In an interview with The Real Deal, Siegel, 70, spoke about why his favorite New York neighborhood is Battery Park City, what apartment buildings will look like later this century and coping with the death of the firm’s other founder, Charles Gwathmey, last year.  

What are your favorite projects in the past few years?
I really enjoy working with schools. We’ve probably done 100 campus buildings and some entire campus plans. Developer projects are market-driven, but when you’re working with schools, they are more rewarding, almost like doing a house. You talk about goals and work through the process. You don’t get that real connection to the user group when you are working on developer projects. 

Hostos Community College on the Grand Concourse [in the Bronx, close to where Sigel grew up] was an interesting project. New York is great because you get such a variety of opportunities to make a variety of buildings types, all within the urban fabric of the city. There are all sorts of wonderful and ever-changing contexts here.  


What have so many problems seem to beset the W hotel project downtown?
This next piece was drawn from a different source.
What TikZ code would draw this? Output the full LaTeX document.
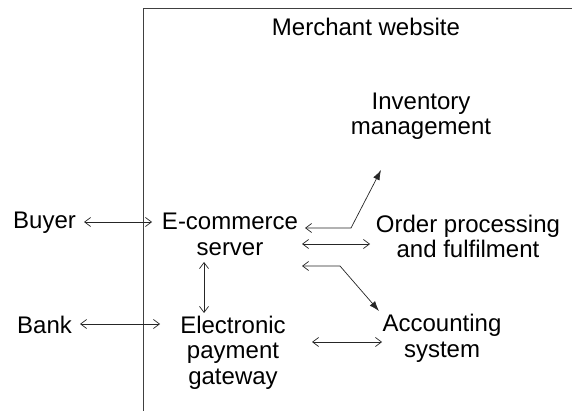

They definitely had delays, but I can’t really speak to that. All I can say is we are thrilled to see that it is finally up and most of the exterior cladding is on. I was never really worried it wouldn’t be built.  

Louise Sunshine had been doing the marketing. She was going to be selling the apartments, but then she severed her relationship with [Corcoran Sunshine Group]. At that point, we had completed the design of the interior, but then [Michael] Shvo came in with a different take and brought in a different interiors firm, which redesigned it. What impact that had on the construction of the building I don’t know, but there was definitely an inefficient period. 

What do you think of the condo you designed at Astor Place that generated controversy because of its green glass façade and retail base, which houses a bank?
I love it. To talk about it, you have remember there was a parking lot there, surrounded by traditional masonry buildings. But the site was almost like a vector diagram, because you could see it from all these different streets. I thought it was very successful until Paul Goldberger [the New Yorker’s architecture critic] wrote his article, which I thought was unnecessary. I think so many people responded so positively to the building, but it just wasn’t handled very well by the press. 

If design in the last boom seemed to be about Modernism, with lots of glass walls, what is the next trend in New York?
What I think will rule are complex digitized forms. Computers have made a huge impression on practicing architects, especially the younger ones. They can create forms that we could never have drawn. When you look around and see some of these uniquely formed buildings… I think that’s a style we will be experiencing for a while. 

But what still remains to be seen is how buildings created by computers sit side by side, like in a small town or on a campus, because there is often no common denominator that ties their forms together. Computers are obviously good at making a one-off building. But is this kind of architecture going to make a better street?” 

You live in Battery Park City. Why there?
I like Battery Park City because it’s convenient to the office [near the Javits Center] but I also like sailing and waterfront properties. It’s pretty easy to like something that sits along an esplanade and looks out over the water. It’s been beautifully done in many respects, and I feel it’s a logical place to live in New York. But people still come there and are surprised by how good of a neighborhood it is.  

What was it like to lose Gwathmey last year?
Well, we knew each other in high school. We played basketball and baseball together, then split for college, but both worked for [the now deceased eminent architect] Edward Larrabee Barnes. You’re talking about a very intense relationship between two guys for 50 years, and we never had any great differences that caused us grief. It’s a huge loss and something that [the firm is] learning how to deal with.